■ Written problem
Quote the data below in full, minus the images.

■ Collected material
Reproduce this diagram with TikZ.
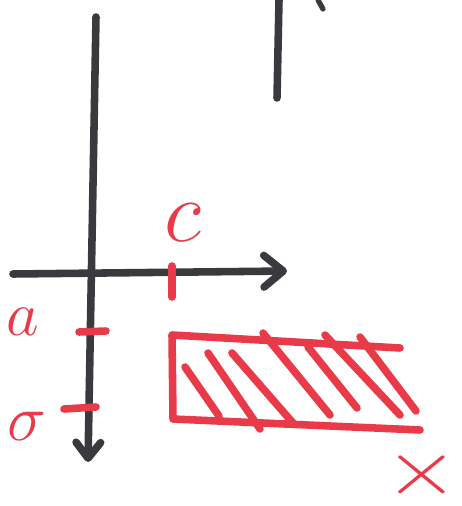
\documentclass[tikz,border=0pt]{standalone}
\usepackage{graphicx}
\usetikzlibrary{arrows.meta}
\definecolor{penred}{RGB}{232,58,72}
\definecolor{penblack}{RGB}{58,58,62}
\tikzset{
  inkline/.style={line width=4.3pt, line cap=round, line join=round},
  blackink/.style={inkline, penblack},
  redink/.style={inkline, penred},
  redtext/.style={text=penred, inner sep=0pt, font=\Huge}
}
\begin{document}
\begin{tikzpicture}[x=0.02cm, y=-0.02cm]
    \useasboundingbox (0,0) rectangle (462,506);

    % axes
    \draw[blackink, -{Straight Barb[length=9pt,width=14pt,round]}] (96,17) -- (88,462);
    \draw[blackink, -{Straight Barb[length=11pt,width=18pt,round]}] (13,274) -- (287,271);

    % line at the top
    \draw[blackink] (279,0) -- (277,98);
    \draw[blackink, line width=3pt] (318,0) -- (323,9);

    % ticks
    \draw[redink] (172,266) -- (172,297);
    \draw[redink] (79,332) -- (106,331);
    \draw[redink] (64,409) -- (96,407);

    % labels
    \node[redtext] (c) at (183,223) {\scalebox{2}{$c$}};
    \node[redtext] (a) at (23,322) {\scalebox{1.45}{$a$}};
    \node[redtext] (b) at (27,426) {\scalebox{1.5}{$\sigma$}};
    \node[redtext] (x) at (422,475) {\scalebox{2.2}[1.8]{$\times$}};

    % region
    \draw[redink] (400,348) -- (172,335) -- (173,419) -- (420,430);
    \draw[redink] (185,367) -- (219,416);
    \draw[redink] (208,353) -- (260,429);
    \draw[redink] (232,353) -- (293,423);
    \draw[redink] (263,333) -- (330,415);
    \draw[redink] (308,347) -- (357,408);
    \draw[redink] (325,335) -- (400,415);
    \draw[redink] (360,337) -- (416,411);
\end{tikzpicture}
\end{document}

■ Response
Reproduce this diagram with TikZ.
\documentclass[tikz,border=0pt]{standalone}
\usepackage{graphicx}
\usetikzlibrary{arrows.meta}
\definecolor{penred}{RGB}{232,58,72}
\definecolor{penblack}{RGB}{58,58,62}
\tikzset{
  inkline/.style={line width=4.3pt, line cap=round, line join=round},
  blackink/.style={inkline, penblack},
  redink/.style={inkline, penred},
  redtext/.style={text=penred, inner sep=0pt, font=\Huge}
}
\begin{document}
\begin{tikzpicture}[x=0.02cm, y=-0.02cm]
    \useasboundingbox (0,0) rectangle (462,506);

    % axes
    \draw[blackink, -{Straight Barb[length=9pt,width=14pt,round]}] (96,17) -- (88,462);
    \draw[blackink, -{Straight Barb[length=11pt,width=18pt,round]}] (13,274) -- (287,271);

    % line at the top
    \draw[blackink] (279,0) -- (277,98);
    \draw[blackink, line width=3pt] (318,0) -- (323,9);

    % ticks
    \draw[redink] (172,266) -- (172,297);
    \draw[redink] (79,332) -- (106,331);
    \draw[redink] (64,409) -- (96,407);

    % labels
    \node[redtext] (c) at (183,223) {\scalebox{2}{$c$}};
    \node[redtext] (a) at (23,322) {\scalebox{1.45}{$a$}};
    \node[redtext] (b) at (27,426) {\scalebox{1.5}{$\sigma$}};
    \node[redtext] (x) at (422,475) {\scalebox{2.2}[1.8]{$\times$}};

    % region
    \draw[redink] (400,348) -- (172,335) -- (173,419) -- (420,430);
    \draw[redink] (185,367) -- (219,416);
    \draw[redink] (208,353) -- (260,429);
    \draw[redink] (232,353) -- (293,423);
    \draw[redink] (263,333) -- (330,415);
    \draw[redink] (308,347) -- (357,408);
    \draw[redink] (325,335) -- (400,415);
    \draw[redink] (360,337) -- (416,411);
\end{tikzpicture}
\end{document}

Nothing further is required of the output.